By Anthony Casperson
The streets are filled with crowds going about their daily lives. Everything seems normal. It’s just a regular day. Screaming past the crowd, a strangely dressed villain hits part of a nearby building. A huge chunk plummets toward the people in the streets.
But then, a hero arrives. Just in time, the hero saves the people in the crowd. One person in particular had been closest to death. The hero was so close. But after saving the people, the hero must go to defeat the villain.
That one person, though, finds themself in a place where they are overjoyed to be alive, to have been saved, but they want to see the hero once again. They attempt to reach out to their savior. They want to have the hero return to them so that they can thank the hero. They want to share their joy in being saved.
The chance comes. Saved and savior come face to face.
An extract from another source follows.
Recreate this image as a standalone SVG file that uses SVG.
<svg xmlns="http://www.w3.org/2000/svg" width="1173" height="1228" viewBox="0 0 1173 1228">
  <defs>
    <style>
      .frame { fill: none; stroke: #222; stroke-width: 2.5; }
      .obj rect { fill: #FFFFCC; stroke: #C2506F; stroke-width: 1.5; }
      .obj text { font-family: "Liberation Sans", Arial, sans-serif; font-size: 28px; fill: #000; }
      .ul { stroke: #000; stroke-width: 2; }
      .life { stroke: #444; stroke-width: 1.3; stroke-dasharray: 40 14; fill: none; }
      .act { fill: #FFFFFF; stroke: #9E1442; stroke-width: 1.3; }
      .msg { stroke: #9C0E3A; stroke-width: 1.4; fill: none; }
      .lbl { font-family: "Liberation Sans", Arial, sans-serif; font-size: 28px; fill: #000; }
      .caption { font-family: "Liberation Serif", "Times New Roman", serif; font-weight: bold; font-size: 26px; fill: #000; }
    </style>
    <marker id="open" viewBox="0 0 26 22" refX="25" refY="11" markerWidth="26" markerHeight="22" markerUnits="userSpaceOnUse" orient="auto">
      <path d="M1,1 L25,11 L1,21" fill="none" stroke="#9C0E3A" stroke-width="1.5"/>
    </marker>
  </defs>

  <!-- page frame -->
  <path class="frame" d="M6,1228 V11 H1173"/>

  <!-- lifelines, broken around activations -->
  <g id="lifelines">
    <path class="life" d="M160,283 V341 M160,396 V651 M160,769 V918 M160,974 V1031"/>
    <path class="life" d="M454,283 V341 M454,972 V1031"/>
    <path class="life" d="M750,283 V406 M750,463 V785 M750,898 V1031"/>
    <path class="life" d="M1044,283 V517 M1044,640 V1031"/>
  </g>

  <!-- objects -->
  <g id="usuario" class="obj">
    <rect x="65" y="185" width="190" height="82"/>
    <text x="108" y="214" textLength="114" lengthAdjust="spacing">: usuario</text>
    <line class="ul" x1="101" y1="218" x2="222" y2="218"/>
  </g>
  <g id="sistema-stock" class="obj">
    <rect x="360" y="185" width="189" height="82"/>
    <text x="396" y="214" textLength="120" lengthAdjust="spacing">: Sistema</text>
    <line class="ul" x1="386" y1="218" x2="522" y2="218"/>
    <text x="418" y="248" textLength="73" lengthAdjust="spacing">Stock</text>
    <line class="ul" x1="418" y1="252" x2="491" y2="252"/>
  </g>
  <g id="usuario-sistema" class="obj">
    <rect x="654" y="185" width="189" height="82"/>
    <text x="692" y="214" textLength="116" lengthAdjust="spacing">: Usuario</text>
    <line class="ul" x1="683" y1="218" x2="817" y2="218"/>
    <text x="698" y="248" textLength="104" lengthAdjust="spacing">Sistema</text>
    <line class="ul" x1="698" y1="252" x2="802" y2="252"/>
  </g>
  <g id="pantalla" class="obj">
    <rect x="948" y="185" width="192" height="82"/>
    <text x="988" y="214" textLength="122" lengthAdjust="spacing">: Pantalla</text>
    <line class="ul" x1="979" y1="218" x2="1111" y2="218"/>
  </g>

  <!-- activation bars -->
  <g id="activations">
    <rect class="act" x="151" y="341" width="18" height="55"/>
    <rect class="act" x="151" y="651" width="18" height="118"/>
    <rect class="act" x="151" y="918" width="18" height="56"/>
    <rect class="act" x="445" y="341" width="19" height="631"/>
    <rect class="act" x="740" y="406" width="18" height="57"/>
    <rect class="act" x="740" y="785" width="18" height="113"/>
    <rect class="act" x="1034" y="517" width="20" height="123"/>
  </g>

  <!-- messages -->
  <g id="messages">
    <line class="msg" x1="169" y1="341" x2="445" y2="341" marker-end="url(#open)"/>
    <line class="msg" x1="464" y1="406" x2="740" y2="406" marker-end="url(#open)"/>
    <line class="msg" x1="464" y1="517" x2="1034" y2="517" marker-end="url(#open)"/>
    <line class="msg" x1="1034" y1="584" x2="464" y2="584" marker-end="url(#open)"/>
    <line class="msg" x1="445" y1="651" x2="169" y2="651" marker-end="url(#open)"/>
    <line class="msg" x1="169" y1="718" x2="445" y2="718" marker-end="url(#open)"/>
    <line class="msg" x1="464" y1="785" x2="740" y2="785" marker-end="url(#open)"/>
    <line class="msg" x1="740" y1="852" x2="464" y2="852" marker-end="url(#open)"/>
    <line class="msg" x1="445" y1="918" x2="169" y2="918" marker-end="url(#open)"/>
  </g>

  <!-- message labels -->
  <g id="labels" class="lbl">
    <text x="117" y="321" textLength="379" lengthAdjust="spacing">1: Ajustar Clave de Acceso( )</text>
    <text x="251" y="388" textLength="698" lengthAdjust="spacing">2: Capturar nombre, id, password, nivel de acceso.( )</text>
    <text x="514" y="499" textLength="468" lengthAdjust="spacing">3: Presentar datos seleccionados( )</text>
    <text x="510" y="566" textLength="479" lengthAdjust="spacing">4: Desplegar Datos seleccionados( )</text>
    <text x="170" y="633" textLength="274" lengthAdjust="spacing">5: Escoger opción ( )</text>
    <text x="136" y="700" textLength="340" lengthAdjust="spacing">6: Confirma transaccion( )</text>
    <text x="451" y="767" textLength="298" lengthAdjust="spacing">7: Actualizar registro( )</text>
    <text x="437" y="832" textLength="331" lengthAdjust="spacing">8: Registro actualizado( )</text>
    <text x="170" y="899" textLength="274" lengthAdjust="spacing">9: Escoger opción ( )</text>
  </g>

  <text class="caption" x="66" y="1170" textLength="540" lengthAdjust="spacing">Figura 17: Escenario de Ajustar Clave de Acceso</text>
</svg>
Joy overwhelms the person because their hero, their savior, stands before them. The person thanks their hero and they are forever changed.
If you’ve been following along with our time celebrating Advent, you probably can see where I’m going with this one. As we come to celebrate the first coming of our Savior, I want to remind us of his return.
While in Jesus’ first coming he paid the price for our sins on the cross, he left with words of returning. Though the price was fully paid, the full ramifications of that salvation have not yet come to be. That will come at the time of his return, when he utterly removes sin from the world.
The first coming of Jesus as a baby in a manger made the way for the second coming of Jesus as King of everything in his full power. As Jesus returns, we who are his followers will become as he is, sinless, holy, pure.
And that is reason to have joy.
As the sermon series I’ve been going through on this website has been saying, joy is not just happiness, but finding God’s work in our circumstances. Ultimately, the work of God since the time of the fall of humanity has been to save as many as possible from the doom of hell.
At the time of Jesus’ return, the completion of that work of God will come to an end. The joy that we have been reaching for, and some have found, will come to ultimate fulfillment. And we can rejoice in the work God sets himself to after that.
The color associated with the joy of Jesus’ return is purple. Combining the blue of the hope of the coming King, the red of the love of the Savior, and the white of the peace of the greatest Sacrifice, we come to the purple of the joy of the Returned.
As we all celebrate the birth of our Savior, let’s not forget the reason for his coming. His mission was to bring us into relationship with him.
May the coming of Christ make you mighty in hope, love, peace, and joy.